5.29.2008

Healthcare 101: NJ versus FL

The Florida Revelation . . .

Excerpts:

Mr. Crist observed that state regulations increase the cost of health coverage, and thus rightly decided to do away with at least some of them. It's hard to believe, but this qualifies as a revelation in the policy world of health insurance. The new benefit packages will be introduced sometime next year and include minimum coverage for primary care and catastrophic expenses for major illness.
...
Some 13 states currently offer bare-bones policies on a full or trial-run basis. While not a cure-all, they're movement in the right direction – especially as the states can't do anything about the continuing tax bias for employer-provided health insurance. That kind of much-needed change can only come from Washington, as John McCain is proposing.

The Florida success also shows the political benefits when Republicans talk seriously about health care. Mr. Crist has made increasing consumer choice a signature issue. When Mr. McCain talked up his health-care reforms earlier this spring, he did so in Tampa. He chose the right state.

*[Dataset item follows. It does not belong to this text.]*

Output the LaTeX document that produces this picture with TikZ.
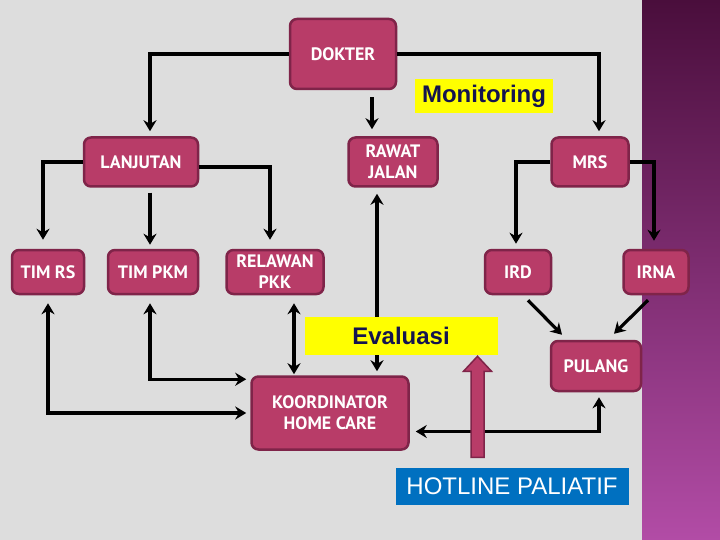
\documentclass[tikz,border=0pt]{standalone}
\usepackage{fontspec}
\setmainfont{PT Sans}
\newfontfamily\arialfont{Liberation Sans}
\usepackage{tikz}
\usetikzlibrary{arrows.meta,positioning}
\definecolor{boxfill}{HTML}{B83C68}
\definecolor{boxedge}{HTML}{7F2449}
\definecolor{bggray}{HTML}{DDDDDD}
\definecolor{striptop}{HTML}{4A0E3C}
\definecolor{stripbot}{HTML}{B24CA6}
\definecolor{marker}{HTML}{FFFF00}
\definecolor{navy}{HTML}{14144F}
\definecolor{hotblue}{HTML}{0070C0}

\begin{document}
\begin{tikzpicture}[
    x=1pt,y=-1pt,
    box/.style={draw=boxedge,fill=boxfill,line width=2.5pt,rounded corners=7pt,align=center,text=white,inner sep=2pt,font=\bfseries\fontsize{18}{21}\selectfont},
    tag/.style={fill=marker,text=navy,inner sep=0pt,font=\arialfont\bfseries\fontsize{24}{27}\selectfont},
    arrow/.style={-{Stealth[length=11pt,width=13pt]},line width=3.2pt},
    both/.style={{Stealth[length=11pt,width=13pt]}-{Stealth[length=11pt,width=13pt]},line width=3.2pt},
    hotarrow/.style={draw=boxedge,fill=boxfill,line width=1.5pt,line join=miter}
  ]
    \useasboundingbox (0,0) rectangle (720,540);

    % Slide background
    \fill[bggray] (0,0) rectangle (642,540);
    \shade[top color=striptop,bottom color=stripbot] (642,0) rectangle (720,540);

    % Top row
    \node[box,minimum width=106pt,minimum height=70pt] (dokter) at (343,54) {DOKTER};
    \node[box,minimum width=114pt,minimum height=49pt] (lanjutan) at (141,162) {LANJUTAN};
    \node[box,minimum width=89pt,minimum height=49pt] (rawat) at (393,162) {RAWAT\\JALAN};
    \node[box,minimum width=77pt,minimum height=49pt] (mrs) at (590,162) {MRS};

    % Second row
    \node[box,minimum width=72pt,minimum height=44pt] (timrs) at (48,272) {TIM RS};
    \node[box,minimum width=90pt,minimum height=44pt] (timpkm) at (153,272) {TIM PKM};
    \node[box,minimum width=97pt,minimum height=44pt] (relawan) at (275,272) {RELAWAN\\PKK};
    \node[box,minimum width=66pt,minimum height=44pt] (ird) at (518,272) {IRD};
    \node[box,minimum width=65pt,minimum height=44pt] (irna) at (656,272) {IRNA};

    % Bottom
    \node[box,minimum width=90pt,minimum height=50pt] (pulang) at (596,366) {PULANG};
    \node[box,minimum width=157pt,minimum height=73pt] (koord) at (330,413) {KOORDINATOR\\HOME CARE};
    \node[fill=hotblue,text=white,inner sep=0pt,font=\arialfont\fontsize{24}{27}\selectfont,minimum width=233pt,minimum height=37pt] (hotline) at (512,486) {HOTLINE PALIATIF};

    % Arrows
    \draw[arrow,shorten >=5pt] (dokter.west) -| ([xshift=9pt]lanjutan.north);
    \draw[arrow,shorten >=5pt] (dokter.east) -| ([xshift=9pt]mrs.north);
    \draw[arrow,shorten <=7pt,shorten >=7pt] ([xshift=29pt]dokter.south) -- ([xshift=29pt]dokter.south |- rawat.north);
    \draw[arrow,shorten >=9pt] (lanjutan.west) -| ([xshift=-5pt]timrs.north);
    \draw[arrow,shorten >=9pt] ([yshift=-5pt]lanjutan.east) -| ([xshift=-5pt]relawan.north);
    \draw[arrow,shorten <=5pt,shorten >=4pt] ([xshift=9pt]lanjutan.south) -- ([xshift=9pt]lanjutan.south |- timpkm.north);
    \draw[arrow,shorten >=5pt] (mrs.west) -| ([xshift=-2pt]ird.north);
    \draw[arrow,shorten >=8pt] (mrs.east) -| ([xshift=-2pt]irna.north);
    \draw[arrow] ([shift={(10pt,-5pt)}]ird.south) -- ([shift={(-34pt,5pt)}]pulang.north);
    \draw[arrow] ([shift={(-8pt,-5pt)}]irna.south) -- ([shift={(18pt,6pt)}]pulang.north);
    \draw[both,shorten <=6pt,shorten >=4pt] ([xshift=-16pt]rawat.south) -- ([xshift=-16pt]rawat.south |- koord.north);
    \draw[both,shorten <=8pt,shorten >=4pt] (timrs.south) |- (koord.west);
    \draw[both,shorten <=8pt,shorten >=4pt] ([xshift=-3pt]timpkm.south) |- ([yshift=-4pt]koord.north west);
    \draw[both,shorten <=8pt,shorten >=1pt] ([xshift=19pt]relawan.south) -- ([xshift=19pt]relawan.south |- koord.north);
    \draw[both,shorten <=6pt,shorten >=5pt] ([yshift=-18.5pt]koord.east) -| ([xshift=3pt]pulang.south);

    % Labels over the lines
    \node[tag,minimum width=138pt,minimum height=34pt] (monitoring) at (484,96) {Monitoring};
    \node[tag,minimum width=193pt,minimum height=38pt] (evaluasi) at (401,336) {Evaluasi};

    % Hotline block arrow
    \coordinate (hotbase) at ([xshift=-34.5pt,yshift=10pt]hotline.north);
    \draw[hotarrow] ([xshift=-6.5pt]hotbase) -- ++(0,-86) -- ++(-7.5,0) -- ++(14,-15)
      -- ++(14,15) -- ++(-7.5,0) -- ++(0,86) -- cycle;
  \end{tikzpicture}
\end{document}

. . . And Escape From New Jersey

Excerpt:

The average national cost for a family health plan is $5,799, according to America's Health Insurance Plans, but in New Jersey that same plan costs $10,398 on average. The state's politicians have driven up these costs by forcing insurers to provide gold-plated coverage – even for such voluntary medical services as in vitro fertilization. New Jersey also follows New York and Massachusetts – two other high-cost states – in requiring so-called "guaranteed issue." That allows New Jersey residents to avoid buying health insurance until they get sick, which means they can avoid paying premiums until they need someone to pick up the bill.

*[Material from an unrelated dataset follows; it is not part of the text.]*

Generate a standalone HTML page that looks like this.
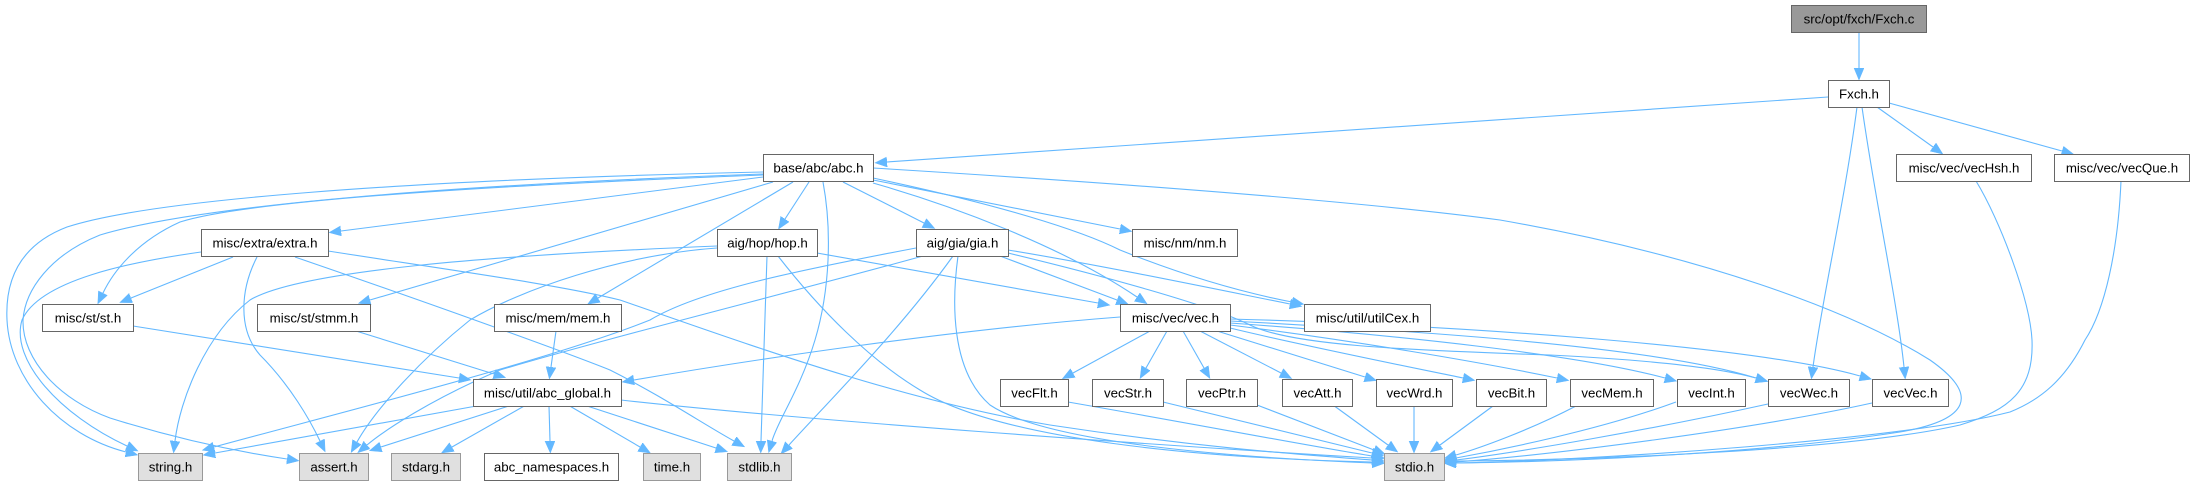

This one-policy-fits-all system tends to cause the young and healthy to drop insurance, which only raises the cost of insurance for the sick, which in turn makes coverage unaffordable for ever more families. It's no accident that about 1.2 million people – one of every eight residents – is uninsured in the state.

Under Mr. Webber's choice proposal, New Jersey residents could buy policies chartered in more enlightened states. For example, a healthy 25-year-old male could buy a basic health plan in Kentucky that now sells for $960 a year, about one-sixth of the $5,880 it would cost him in New Jersey. Residents of Pennsylvania pay health premiums that are one-half to one-third as high as do Garden State policy-holders. A new study by the National Center for Policy Analysis estimates that the availability of lower cost plans would reduce by 25% the number of uninsured.

Opponents of interstate insurance say families would be pushed into bare-bones health plans. Not so. Families could still buy the more extensive coverage, but those with modest incomes would have options other than going uninsured. The goal of public policy shouldn't be to cover every medical procedure or doctor's visit, but to prevent families from catastrophic expenses due to a health problem that is no fault of their own.


Comment: Read both of these articles and ask yourself: Do I want healthcare choices? Do I want the government to "get out of the way"? Do I want a healthcare system run with the efficiency of the Post Office and the compassion of the IRS? These questions will help you frame your vote in November!